Margarida Genevois lembra: “Com o crescimento dos casos, Dom Paulo me pediu para atender na Cúria. As pessoas chegavam aflitíssimas, pedindo auxilio. Diziam ‘meu marido, meu filho está preso, está sendo torturado, o que faço?’. Providenciávamos advogados, que se desdobravam para obter a proteção judicial possível e ajudar na busca, escondíamos pessoas, encaminhando-as para o exterior, fazíamos denúncias nos organismos internacionais. Às vezes não tínhamos nada a fazer, senão ouvir, chorar junto. Nós os recebíamos sempre com o maior respeito, nunca perguntávamos o porquê de sua prisão ou da de seus parentes. Isso não importava, eram dramas de vida e morte. Na verdade, eu preferia até nem saber porque tinha pavor de ser presa e falar o que pudesse prejudicar; nunca sabemos o limite de nossas forças em situações extremadas” (depoimento a M. V. Benevides, dez/2000).

Daí que todo atendimento era feito em códigos e com todo o cuidado necessário para proteger familiares e também os membros da Comissão, considerada entidade subversiva até 1974. Transformada em entidade civil, com estatuto e personalidade jurídica, tornou-se mais segura, embora não cessassem ameaças anônimas e a constante possibilidade de prisão de dirigentes. Os advogados da CJP defenderam centenas de pessoas e dois de seus presidentes – Dalmo Dallari e José Carlos Dias – chegaram a ser sequestrados e presos.

Com as lutas da sociedade civil pela democratização, a CJP engajou-se em torno da anistia, das campanhas contra a Lei de Segurança Nacional e o chamado “entulho autoritário”, pela Constituinte livre e soberana (lembrar os Tribunais Tiradentes) pela integração latino-americana, pelo amplo apoio aos movimentos sociais. Sempre com o apoio explícito de Dom Paulo.

Sob as luzes de seu amigo Paulo Freire, Dom Paulo incentivou vivamente o que se tornou, a partir dos anos 1980, o projeto Educação em Direitos Humanos, iniciado na rede municipal paulistana.

Gostaria de registrar um dado que julgo relevante: ao contrário da rígida tradição eclesiástica, Dom Paulo valorizou o protagonismo feminino na CJP. Margarida, secretária e depois presidente e presidente honorária até hoje, sempre desempenhou missões importantes, muitas vezes representando Dom Paulo e tomando decisões junto a outras entidades, o que causava imensa surpresa, sobretudo no exterior.
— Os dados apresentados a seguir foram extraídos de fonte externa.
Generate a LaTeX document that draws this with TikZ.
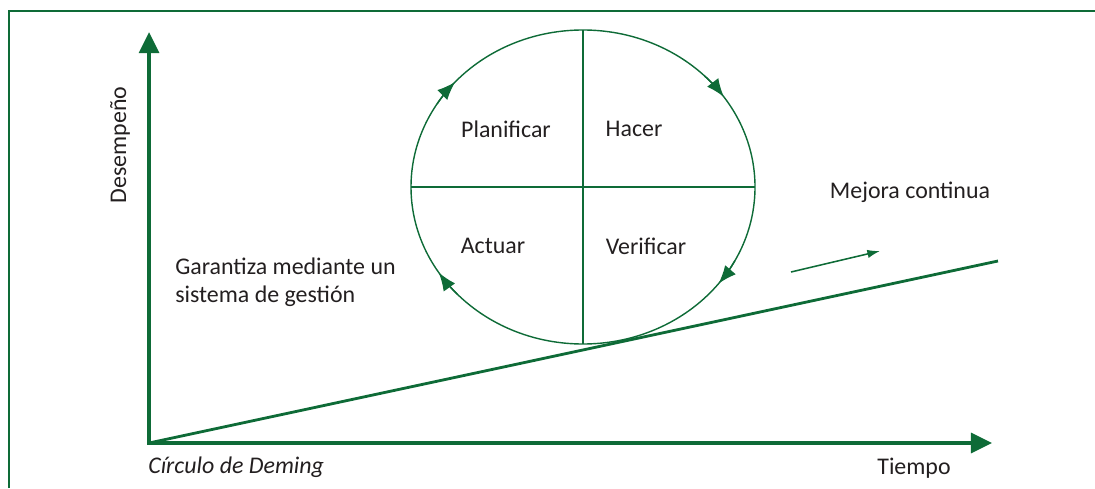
\documentclass[tikz,border=0pt]{standalone}
\usepackage{fontspec}
\setmainfont{Carlito}
\usepackage{xcolor}
\usepackage{tikz}
\usetikzlibrary{calc,arrows.meta}
\definecolor{pdca}{HTML}{0E6B37}
\definecolor{ink}{HTML}{231F20}
\tikzset{
  frame/.style={draw=pdca, line width=2pt},
  axes/.style={draw=pdca, line width=2.8pt, line join=miter,
    {Triangle[length=15pt,width=14pt]}-{Triangle[length=15pt,width=14pt]}},
  trend/.style={draw=pdca, line width=2pt},
  wheel/.style={draw=pdca, line width=1pt},
  turn/.style={draw=pdca, line width=1pt, -{Latex[length=13pt,width=10pt]}},
  hint/.style={draw=pdca, line width=1.1pt, -{Latex[length=9pt,width=6pt]}},
  lab/.style={text=ink, font=\fontsize{17}{20}\selectfont, inner sep=0pt},
}
\begin{document}
\begin{tikzpicture}[x=0.025cm,y=0.025cm]
  \useasboundingbox (0,0) rectangle (1095,488);
  \def\rx{172}
  \def\ry{157}
  % frame
  \coordinate (fb) at (9,0);
  \coordinate (fc) at (9,477);
  \coordinate (fr) at (1095,477);
  \draw[frame] (fb) -- (fc) -- (fr);
  % axes
  \coordinate (O) at (149,45);
  \coordinate (ytop) at (149,456);
  \coordinate (xend) at (992,45);
  \draw[axes] (ytop) -- (O) -- (xend);
  \coordinate (trendend) at (998,227);
  \draw[trend] (O) -- (trendend);
  % Deming wheel
  \coordinate (C) at (583,301);
  \coordinate (wt) at ($(C)+(0,\ry)$);
  \coordinate (wb) at ($(C)+(0,-\ry)$);
  \coordinate (wl) at ($(C)+(-\rx,0)$);
  \coordinate (wr) at ($(C)+(\rx,0)$);
  \draw[wheel] (C) ellipse [x radius=\rx, y radius=\ry];
  \draw[wheel] (wt) -- (wb);
  \draw[wheel] (wl) -- (wr);
  \foreach \t in {138,35,-38,-147}
    \draw[turn] ($(C)+({\rx*cos(\t+10)},{\ry*sin(\t+10)})$)
      arc[start angle=\t+10, end angle=\t, x radius=\rx, y radius=\ry];
  \node[lab] (plan) at (506,359) {Planificar};
  \node[lab] (hacer) at (634,359) {Hacer};
  \node[lab] (actuar) at (493,242) {Actuar};
  \node[lab] (verif) at (646,242) {Verificar};
  % labels
  \node[lab, rotate=90] (desemp) at (120,343) {Desempeño};
  \node[lab] (mejora) at (910,296) {Mejora continua};
  \coordinate (ha) at (791,216);
  \coordinate (hb) at (880,237);
  \draw[hint] (ha) -- (hb);
  \node[lab, anchor=west, align=left] (garant) at (175,206) {Garantiza mediante un\\sistema de gestión};
  \node[lab, anchor=west, font=\fontsize{17}{20}\selectfont\itshape] (deming) at (148,21) {Círculo de Deming};
  \node[lab] (tiempo) at (914,20) {Tiempo};
\end{tikzpicture}
\end{document}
Outras mulheres da Comissão e de outras entidades de seu bispado foram igualmente sempre merecedoras de seu respeito, admiração e gratidão.

Tenho muitas saudades de Dom Paulo e de nosso trabalho na CJP – que continua atuante, hoje, sob a presidência de Antonio Funari, um dos advogados dos presos daquela época, ele também ex-preso político. Na Comissão Arns, nestes tempos de “tempestade perfeita” (crise política, sanitária, social, econômica, ambiental, mundial), temos que honrar a coragem de Dom Paulo e sua total dedicação aos perseguidos, aos discriminados, aos vulneráveis, aos cujas vozes não são sequer ouvidas. Que ele nos inspire e nos abençoe, amém.